GIVEN TASK
Go through the entries below and copy each line containing the word "this".

LISTING
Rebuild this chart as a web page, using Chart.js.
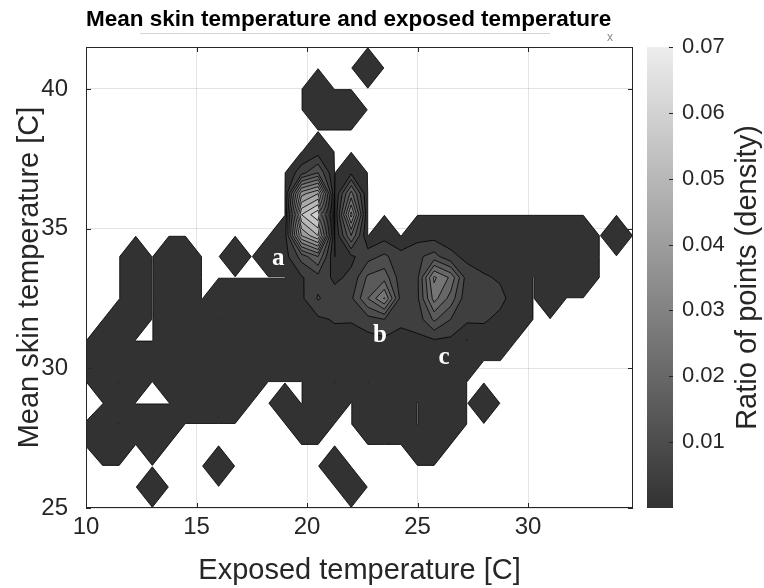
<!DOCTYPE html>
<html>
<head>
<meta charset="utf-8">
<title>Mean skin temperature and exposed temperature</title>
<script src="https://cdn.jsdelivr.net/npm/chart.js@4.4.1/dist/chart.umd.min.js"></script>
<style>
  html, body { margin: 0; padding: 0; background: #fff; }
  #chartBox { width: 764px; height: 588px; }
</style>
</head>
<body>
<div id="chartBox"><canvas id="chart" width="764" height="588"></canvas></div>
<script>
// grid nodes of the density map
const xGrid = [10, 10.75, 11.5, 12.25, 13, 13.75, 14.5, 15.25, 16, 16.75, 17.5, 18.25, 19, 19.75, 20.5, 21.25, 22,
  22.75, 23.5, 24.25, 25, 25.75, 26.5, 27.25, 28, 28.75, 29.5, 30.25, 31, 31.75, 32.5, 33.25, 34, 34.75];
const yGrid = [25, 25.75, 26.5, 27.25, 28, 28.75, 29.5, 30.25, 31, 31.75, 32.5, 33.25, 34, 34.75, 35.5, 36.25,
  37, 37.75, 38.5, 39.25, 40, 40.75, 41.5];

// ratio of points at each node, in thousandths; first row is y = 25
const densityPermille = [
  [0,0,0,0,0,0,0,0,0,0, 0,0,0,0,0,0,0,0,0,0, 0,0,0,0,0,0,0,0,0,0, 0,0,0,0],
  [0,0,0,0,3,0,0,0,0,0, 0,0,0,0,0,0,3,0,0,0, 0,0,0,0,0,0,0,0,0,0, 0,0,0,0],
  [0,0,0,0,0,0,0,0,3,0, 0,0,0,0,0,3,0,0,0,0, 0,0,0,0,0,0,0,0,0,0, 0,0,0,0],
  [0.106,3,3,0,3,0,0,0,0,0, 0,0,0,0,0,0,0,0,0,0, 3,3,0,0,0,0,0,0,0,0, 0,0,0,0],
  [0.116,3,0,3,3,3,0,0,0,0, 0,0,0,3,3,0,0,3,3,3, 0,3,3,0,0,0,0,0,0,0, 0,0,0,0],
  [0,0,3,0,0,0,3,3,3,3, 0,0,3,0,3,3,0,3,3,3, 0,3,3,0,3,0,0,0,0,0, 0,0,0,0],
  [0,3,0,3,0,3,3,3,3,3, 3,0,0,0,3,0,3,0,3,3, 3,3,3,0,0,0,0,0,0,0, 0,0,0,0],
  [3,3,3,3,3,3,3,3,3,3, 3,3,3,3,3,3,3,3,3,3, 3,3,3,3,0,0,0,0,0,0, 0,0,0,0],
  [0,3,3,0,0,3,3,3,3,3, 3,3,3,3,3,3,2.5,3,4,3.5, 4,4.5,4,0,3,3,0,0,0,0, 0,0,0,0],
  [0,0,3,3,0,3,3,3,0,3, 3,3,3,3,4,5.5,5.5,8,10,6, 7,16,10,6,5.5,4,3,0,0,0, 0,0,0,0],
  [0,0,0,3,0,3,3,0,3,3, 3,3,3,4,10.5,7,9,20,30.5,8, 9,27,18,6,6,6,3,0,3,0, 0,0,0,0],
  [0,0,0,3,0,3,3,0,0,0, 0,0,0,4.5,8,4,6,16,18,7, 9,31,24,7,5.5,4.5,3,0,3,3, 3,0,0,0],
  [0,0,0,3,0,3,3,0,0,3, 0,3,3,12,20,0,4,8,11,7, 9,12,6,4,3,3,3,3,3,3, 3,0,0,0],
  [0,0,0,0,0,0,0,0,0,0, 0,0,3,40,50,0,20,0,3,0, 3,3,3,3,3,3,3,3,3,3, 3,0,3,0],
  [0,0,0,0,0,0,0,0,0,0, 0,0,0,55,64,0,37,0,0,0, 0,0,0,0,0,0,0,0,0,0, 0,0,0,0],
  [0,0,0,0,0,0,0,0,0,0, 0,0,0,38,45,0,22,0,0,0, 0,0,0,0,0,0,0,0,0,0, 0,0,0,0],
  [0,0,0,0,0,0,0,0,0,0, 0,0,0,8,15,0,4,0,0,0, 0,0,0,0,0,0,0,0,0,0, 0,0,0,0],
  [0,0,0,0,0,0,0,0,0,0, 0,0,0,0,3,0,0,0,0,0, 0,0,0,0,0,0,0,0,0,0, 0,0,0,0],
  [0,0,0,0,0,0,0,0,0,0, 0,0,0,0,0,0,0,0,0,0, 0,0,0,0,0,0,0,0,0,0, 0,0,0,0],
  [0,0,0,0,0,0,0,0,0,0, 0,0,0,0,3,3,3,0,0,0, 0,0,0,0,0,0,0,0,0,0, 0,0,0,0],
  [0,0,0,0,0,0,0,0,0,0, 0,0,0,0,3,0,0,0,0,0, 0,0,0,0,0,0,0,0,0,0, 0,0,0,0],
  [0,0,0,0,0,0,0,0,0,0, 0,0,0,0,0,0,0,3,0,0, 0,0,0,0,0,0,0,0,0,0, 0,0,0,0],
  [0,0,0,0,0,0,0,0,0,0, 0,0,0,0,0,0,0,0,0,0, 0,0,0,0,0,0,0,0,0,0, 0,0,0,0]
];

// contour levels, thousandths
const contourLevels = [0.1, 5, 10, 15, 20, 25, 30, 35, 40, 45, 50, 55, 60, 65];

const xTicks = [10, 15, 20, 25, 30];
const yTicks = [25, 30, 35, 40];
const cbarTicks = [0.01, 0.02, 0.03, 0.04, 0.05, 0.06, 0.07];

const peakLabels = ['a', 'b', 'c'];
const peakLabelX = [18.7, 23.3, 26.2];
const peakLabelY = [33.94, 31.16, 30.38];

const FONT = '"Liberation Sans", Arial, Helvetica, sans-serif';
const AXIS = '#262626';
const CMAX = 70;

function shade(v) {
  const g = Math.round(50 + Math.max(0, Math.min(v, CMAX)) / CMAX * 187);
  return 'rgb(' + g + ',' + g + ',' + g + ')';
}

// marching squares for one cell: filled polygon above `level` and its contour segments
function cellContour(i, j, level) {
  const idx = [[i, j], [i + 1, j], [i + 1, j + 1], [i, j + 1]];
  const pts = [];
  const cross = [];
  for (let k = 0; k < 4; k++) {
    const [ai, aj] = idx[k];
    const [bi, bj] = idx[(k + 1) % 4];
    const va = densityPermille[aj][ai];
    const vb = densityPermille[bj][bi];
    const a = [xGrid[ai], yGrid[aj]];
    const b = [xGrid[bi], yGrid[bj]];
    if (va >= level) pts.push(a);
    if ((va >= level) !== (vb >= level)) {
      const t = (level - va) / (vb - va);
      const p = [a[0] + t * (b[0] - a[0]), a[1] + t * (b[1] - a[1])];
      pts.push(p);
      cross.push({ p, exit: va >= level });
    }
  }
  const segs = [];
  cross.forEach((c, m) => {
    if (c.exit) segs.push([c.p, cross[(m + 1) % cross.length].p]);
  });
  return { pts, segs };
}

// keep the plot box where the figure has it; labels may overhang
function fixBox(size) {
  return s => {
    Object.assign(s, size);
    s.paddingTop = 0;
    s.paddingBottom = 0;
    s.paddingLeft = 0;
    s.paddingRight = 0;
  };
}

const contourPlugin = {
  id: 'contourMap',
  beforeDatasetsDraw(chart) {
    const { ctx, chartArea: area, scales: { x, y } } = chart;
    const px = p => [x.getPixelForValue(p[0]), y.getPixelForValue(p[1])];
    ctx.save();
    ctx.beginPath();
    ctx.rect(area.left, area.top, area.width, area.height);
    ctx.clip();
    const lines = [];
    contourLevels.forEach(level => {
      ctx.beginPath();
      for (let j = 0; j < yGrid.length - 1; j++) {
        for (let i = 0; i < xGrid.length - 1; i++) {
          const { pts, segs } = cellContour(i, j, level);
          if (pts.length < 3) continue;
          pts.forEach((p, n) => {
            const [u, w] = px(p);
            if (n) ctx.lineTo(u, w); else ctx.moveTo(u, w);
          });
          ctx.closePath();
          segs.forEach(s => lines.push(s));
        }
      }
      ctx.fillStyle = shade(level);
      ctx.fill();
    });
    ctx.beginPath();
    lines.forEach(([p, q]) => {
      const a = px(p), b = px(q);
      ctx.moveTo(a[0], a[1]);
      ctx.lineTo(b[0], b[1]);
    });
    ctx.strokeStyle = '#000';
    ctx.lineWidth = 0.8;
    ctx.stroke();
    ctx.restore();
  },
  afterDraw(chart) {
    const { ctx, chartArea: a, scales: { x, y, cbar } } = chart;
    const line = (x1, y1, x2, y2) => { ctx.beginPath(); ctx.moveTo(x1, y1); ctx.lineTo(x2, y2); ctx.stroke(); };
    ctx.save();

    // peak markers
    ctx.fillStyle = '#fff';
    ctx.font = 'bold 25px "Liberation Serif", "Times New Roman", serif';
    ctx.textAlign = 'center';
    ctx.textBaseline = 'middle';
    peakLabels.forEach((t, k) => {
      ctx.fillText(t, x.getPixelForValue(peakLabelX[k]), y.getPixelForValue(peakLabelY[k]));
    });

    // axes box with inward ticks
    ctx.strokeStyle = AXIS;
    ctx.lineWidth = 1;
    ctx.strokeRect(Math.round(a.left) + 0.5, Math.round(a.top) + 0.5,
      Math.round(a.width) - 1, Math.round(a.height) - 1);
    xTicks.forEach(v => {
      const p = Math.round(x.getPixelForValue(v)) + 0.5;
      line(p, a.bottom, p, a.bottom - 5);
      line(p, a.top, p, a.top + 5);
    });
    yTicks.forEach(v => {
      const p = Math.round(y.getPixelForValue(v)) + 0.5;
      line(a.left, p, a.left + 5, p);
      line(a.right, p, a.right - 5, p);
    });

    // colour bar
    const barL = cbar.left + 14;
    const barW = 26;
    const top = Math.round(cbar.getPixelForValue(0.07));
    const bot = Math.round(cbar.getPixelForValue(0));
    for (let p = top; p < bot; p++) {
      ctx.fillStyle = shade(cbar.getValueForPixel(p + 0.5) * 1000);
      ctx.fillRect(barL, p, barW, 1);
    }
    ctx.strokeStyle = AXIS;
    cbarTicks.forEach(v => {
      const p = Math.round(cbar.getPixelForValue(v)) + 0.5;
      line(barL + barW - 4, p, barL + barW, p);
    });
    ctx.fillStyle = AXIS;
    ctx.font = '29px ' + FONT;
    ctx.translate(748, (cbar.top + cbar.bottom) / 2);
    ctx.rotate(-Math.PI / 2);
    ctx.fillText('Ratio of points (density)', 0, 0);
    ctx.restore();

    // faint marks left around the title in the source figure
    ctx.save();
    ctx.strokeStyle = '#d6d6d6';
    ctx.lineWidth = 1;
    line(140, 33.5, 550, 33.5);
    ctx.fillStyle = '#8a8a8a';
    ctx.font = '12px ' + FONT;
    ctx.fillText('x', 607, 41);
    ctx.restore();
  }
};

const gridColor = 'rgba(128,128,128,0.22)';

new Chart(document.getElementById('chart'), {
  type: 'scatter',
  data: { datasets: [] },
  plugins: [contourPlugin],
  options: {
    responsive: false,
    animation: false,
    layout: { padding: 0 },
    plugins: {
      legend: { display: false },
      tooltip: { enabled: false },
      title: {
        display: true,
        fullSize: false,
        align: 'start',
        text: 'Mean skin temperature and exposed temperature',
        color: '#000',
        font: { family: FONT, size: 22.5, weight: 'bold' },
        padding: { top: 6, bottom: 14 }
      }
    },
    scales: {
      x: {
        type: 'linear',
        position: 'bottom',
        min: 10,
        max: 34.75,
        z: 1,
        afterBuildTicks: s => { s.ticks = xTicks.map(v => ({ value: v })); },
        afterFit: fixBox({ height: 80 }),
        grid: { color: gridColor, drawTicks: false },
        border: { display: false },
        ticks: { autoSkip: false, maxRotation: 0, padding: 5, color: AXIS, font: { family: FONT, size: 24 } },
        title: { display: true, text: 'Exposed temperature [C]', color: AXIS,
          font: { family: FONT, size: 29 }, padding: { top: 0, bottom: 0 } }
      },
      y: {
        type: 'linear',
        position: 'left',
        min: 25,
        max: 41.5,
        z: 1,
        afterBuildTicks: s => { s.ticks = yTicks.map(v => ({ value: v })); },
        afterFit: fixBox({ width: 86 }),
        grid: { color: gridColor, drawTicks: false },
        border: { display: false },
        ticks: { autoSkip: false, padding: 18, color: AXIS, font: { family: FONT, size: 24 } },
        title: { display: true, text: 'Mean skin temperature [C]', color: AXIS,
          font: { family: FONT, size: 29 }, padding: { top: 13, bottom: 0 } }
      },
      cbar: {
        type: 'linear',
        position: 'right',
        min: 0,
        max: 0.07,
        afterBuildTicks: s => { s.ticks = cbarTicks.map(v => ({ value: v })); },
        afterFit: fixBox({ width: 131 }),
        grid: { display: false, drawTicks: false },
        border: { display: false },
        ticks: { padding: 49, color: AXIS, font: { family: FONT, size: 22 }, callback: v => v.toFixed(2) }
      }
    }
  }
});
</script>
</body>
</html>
---
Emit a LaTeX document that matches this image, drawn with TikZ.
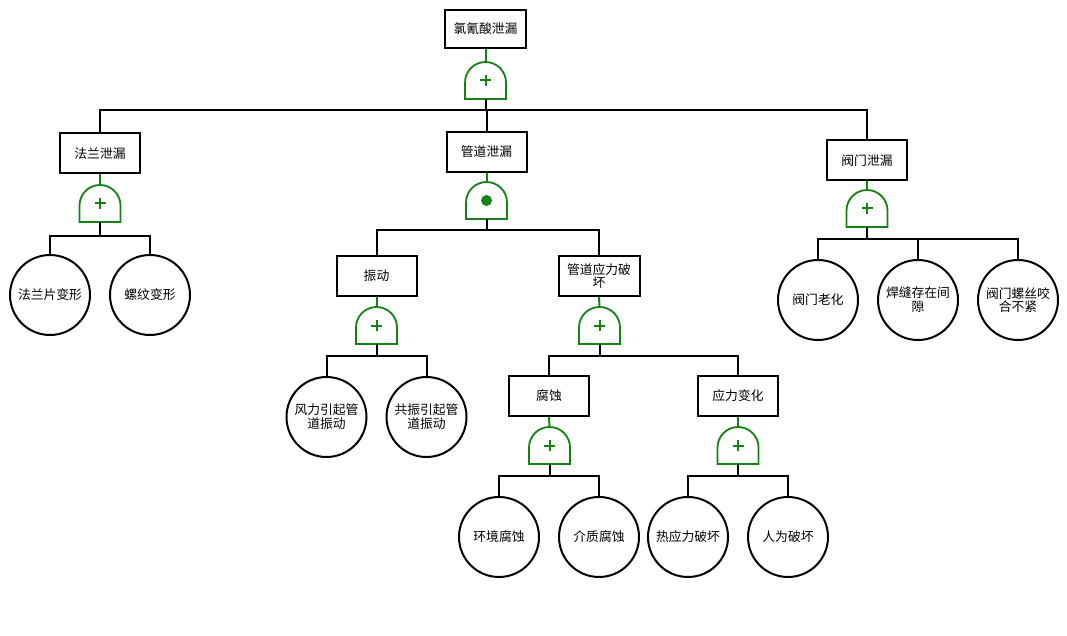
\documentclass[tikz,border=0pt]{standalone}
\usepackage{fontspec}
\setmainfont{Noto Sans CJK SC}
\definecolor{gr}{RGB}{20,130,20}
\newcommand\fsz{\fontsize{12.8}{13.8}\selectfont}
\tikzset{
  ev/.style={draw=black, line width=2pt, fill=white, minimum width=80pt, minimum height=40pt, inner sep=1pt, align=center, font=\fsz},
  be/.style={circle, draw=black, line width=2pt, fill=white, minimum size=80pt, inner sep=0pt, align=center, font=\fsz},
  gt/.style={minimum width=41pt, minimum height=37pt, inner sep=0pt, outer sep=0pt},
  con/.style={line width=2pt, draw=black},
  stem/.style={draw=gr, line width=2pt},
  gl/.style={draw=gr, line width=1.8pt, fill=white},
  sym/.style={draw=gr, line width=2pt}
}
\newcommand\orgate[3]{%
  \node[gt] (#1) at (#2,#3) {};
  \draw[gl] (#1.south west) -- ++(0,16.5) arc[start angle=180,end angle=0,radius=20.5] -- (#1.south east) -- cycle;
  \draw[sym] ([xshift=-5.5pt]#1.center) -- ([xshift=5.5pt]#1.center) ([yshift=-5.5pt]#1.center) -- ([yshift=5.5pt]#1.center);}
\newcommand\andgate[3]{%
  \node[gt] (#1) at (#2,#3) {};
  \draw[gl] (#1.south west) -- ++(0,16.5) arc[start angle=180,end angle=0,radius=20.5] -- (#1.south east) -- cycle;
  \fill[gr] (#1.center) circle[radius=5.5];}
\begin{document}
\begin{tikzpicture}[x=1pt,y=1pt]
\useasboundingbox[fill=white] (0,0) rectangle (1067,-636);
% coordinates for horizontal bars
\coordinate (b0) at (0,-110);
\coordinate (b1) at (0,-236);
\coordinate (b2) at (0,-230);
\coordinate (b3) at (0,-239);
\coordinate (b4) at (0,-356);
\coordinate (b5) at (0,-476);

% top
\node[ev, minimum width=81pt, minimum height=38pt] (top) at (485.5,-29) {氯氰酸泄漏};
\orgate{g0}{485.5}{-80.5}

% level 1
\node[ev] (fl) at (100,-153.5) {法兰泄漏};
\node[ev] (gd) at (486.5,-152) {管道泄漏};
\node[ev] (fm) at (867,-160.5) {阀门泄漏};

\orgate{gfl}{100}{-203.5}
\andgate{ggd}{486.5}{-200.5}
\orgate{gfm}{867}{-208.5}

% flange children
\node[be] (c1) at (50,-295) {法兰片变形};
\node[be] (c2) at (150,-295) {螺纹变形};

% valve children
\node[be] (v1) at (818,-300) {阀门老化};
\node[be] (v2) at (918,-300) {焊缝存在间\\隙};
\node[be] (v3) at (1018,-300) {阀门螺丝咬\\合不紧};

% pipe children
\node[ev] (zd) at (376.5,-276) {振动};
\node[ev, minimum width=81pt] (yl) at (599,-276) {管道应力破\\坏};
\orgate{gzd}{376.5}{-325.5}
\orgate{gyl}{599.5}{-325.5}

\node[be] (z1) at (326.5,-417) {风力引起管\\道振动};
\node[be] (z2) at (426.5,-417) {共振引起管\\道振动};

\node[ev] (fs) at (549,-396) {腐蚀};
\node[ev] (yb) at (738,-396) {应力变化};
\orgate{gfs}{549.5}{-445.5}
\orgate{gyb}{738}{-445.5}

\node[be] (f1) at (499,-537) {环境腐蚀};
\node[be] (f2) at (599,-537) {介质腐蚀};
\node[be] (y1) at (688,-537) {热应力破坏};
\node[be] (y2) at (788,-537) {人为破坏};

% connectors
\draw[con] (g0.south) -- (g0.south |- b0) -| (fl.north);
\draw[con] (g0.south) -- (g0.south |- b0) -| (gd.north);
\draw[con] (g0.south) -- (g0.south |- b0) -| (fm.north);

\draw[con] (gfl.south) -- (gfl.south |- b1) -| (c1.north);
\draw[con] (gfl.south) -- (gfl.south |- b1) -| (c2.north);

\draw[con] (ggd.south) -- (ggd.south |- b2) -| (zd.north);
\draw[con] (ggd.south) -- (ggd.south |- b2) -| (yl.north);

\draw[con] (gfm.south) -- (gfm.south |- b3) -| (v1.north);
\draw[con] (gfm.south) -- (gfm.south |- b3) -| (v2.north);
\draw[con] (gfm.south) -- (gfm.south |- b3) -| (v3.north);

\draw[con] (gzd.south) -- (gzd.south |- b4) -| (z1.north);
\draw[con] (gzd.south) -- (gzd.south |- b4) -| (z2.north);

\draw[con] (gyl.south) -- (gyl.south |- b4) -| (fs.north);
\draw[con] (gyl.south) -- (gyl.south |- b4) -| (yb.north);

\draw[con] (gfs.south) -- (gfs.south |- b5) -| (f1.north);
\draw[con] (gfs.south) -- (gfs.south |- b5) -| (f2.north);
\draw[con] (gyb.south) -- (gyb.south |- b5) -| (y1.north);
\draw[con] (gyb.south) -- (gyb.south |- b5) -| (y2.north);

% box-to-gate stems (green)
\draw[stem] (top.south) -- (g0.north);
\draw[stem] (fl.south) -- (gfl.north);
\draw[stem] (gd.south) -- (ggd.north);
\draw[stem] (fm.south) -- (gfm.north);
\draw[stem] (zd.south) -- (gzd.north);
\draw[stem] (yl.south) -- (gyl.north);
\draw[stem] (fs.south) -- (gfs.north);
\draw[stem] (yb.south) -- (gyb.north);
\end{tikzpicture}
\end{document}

SOLUTION TO THE EXERCISE
Rebuild this chart as a web page, using Chart.js.
Emit a LaTeX document that matches this image, drawn with TikZ.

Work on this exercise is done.